AIM OF THE TASK => Starting at the first line of the listing below, retype each line up to and including the one that contains "Chart.register(...registerables);". Leave pictures out.

=== DATASET EXTRACT ===

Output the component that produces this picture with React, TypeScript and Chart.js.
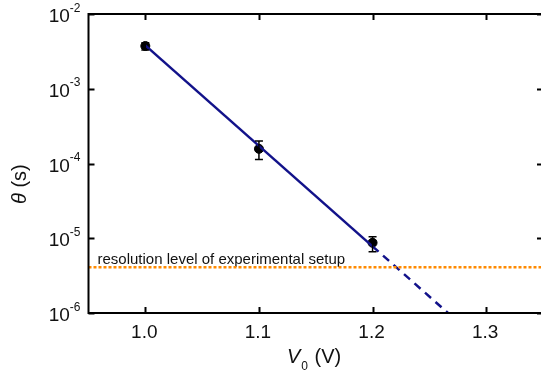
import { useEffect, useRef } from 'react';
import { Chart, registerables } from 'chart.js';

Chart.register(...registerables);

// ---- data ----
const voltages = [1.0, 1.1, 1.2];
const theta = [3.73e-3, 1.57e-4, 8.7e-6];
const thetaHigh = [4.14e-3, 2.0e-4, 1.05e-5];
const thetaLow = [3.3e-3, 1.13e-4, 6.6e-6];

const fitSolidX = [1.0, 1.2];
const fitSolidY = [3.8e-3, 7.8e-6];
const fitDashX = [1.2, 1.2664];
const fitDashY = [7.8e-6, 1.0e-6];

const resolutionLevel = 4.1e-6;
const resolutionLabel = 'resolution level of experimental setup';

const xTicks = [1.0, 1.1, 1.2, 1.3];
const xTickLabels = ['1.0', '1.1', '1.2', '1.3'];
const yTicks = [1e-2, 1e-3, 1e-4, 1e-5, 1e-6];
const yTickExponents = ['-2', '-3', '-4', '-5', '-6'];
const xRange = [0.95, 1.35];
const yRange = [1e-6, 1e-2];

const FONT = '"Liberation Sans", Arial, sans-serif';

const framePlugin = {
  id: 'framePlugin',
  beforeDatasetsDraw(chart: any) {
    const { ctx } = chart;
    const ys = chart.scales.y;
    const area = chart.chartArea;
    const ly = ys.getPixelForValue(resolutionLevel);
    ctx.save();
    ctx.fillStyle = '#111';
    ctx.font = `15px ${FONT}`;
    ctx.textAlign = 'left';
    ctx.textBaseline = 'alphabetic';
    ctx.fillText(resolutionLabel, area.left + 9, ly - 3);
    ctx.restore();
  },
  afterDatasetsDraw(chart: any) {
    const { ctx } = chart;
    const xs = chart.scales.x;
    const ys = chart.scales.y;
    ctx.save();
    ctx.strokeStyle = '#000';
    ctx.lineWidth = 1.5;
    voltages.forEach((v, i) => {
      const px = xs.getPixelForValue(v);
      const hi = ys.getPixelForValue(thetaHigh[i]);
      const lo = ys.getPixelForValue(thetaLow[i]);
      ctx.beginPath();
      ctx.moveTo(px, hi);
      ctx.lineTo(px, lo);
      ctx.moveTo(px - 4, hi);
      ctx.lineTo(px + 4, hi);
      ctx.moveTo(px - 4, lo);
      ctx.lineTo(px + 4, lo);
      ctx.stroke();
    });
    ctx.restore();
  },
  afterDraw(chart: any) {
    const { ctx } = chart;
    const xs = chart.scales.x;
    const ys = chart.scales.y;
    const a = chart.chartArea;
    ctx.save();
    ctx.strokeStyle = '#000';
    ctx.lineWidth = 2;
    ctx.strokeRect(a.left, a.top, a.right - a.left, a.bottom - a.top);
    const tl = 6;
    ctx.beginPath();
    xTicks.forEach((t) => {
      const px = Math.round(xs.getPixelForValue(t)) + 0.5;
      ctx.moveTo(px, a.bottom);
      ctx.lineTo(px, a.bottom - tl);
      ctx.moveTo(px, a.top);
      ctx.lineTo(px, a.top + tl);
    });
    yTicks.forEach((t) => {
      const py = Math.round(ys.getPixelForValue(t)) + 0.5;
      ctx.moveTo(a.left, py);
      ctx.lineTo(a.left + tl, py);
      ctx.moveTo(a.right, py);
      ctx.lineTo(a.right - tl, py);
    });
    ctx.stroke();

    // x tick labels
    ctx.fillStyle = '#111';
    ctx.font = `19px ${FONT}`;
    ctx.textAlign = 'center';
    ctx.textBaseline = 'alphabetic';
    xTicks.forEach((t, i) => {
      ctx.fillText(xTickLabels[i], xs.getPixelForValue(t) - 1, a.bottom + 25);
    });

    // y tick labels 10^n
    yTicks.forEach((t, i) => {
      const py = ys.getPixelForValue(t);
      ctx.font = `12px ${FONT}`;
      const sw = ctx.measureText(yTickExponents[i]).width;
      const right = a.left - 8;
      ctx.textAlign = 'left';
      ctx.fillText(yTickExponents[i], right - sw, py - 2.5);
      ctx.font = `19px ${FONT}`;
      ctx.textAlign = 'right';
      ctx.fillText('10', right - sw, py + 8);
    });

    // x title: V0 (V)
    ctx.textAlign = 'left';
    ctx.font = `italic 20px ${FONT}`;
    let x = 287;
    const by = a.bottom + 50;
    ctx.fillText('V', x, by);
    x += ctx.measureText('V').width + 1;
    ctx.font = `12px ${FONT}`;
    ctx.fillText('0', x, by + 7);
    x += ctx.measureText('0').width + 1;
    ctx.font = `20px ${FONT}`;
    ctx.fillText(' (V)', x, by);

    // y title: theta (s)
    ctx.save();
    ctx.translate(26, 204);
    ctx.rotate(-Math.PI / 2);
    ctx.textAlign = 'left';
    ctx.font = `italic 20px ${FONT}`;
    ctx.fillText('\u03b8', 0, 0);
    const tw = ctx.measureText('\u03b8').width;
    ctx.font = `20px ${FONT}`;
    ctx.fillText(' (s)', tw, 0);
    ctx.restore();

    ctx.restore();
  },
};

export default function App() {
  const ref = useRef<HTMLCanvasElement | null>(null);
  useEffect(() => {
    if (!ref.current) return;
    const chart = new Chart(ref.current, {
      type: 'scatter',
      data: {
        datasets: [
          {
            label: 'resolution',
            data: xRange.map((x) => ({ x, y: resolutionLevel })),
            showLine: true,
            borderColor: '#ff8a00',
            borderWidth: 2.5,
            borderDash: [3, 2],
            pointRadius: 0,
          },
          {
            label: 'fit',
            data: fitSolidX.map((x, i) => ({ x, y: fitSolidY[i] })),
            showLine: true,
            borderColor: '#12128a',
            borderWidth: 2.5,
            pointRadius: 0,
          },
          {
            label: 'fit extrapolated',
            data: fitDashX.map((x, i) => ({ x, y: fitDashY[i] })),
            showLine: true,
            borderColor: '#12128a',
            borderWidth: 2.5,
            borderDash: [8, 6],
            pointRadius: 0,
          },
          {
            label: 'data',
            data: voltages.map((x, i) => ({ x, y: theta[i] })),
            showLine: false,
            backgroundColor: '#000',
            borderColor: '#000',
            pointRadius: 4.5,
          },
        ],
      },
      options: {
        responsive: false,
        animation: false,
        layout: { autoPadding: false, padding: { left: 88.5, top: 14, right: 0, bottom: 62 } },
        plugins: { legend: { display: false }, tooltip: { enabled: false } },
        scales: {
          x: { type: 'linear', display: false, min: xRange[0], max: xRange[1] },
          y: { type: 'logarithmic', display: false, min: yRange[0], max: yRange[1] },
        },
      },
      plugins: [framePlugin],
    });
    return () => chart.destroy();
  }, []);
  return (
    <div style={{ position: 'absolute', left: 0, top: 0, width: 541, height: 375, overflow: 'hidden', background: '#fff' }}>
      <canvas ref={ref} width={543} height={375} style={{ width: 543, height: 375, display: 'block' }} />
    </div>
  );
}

===

EXERCISE OUTPUT =>
Output the component that produces this picture with React, TypeScript and Chart.js.
import { useEffect, useRef } from 'react';
import { Chart, registerables } from 'chart.js';

Chart.register(...registerables);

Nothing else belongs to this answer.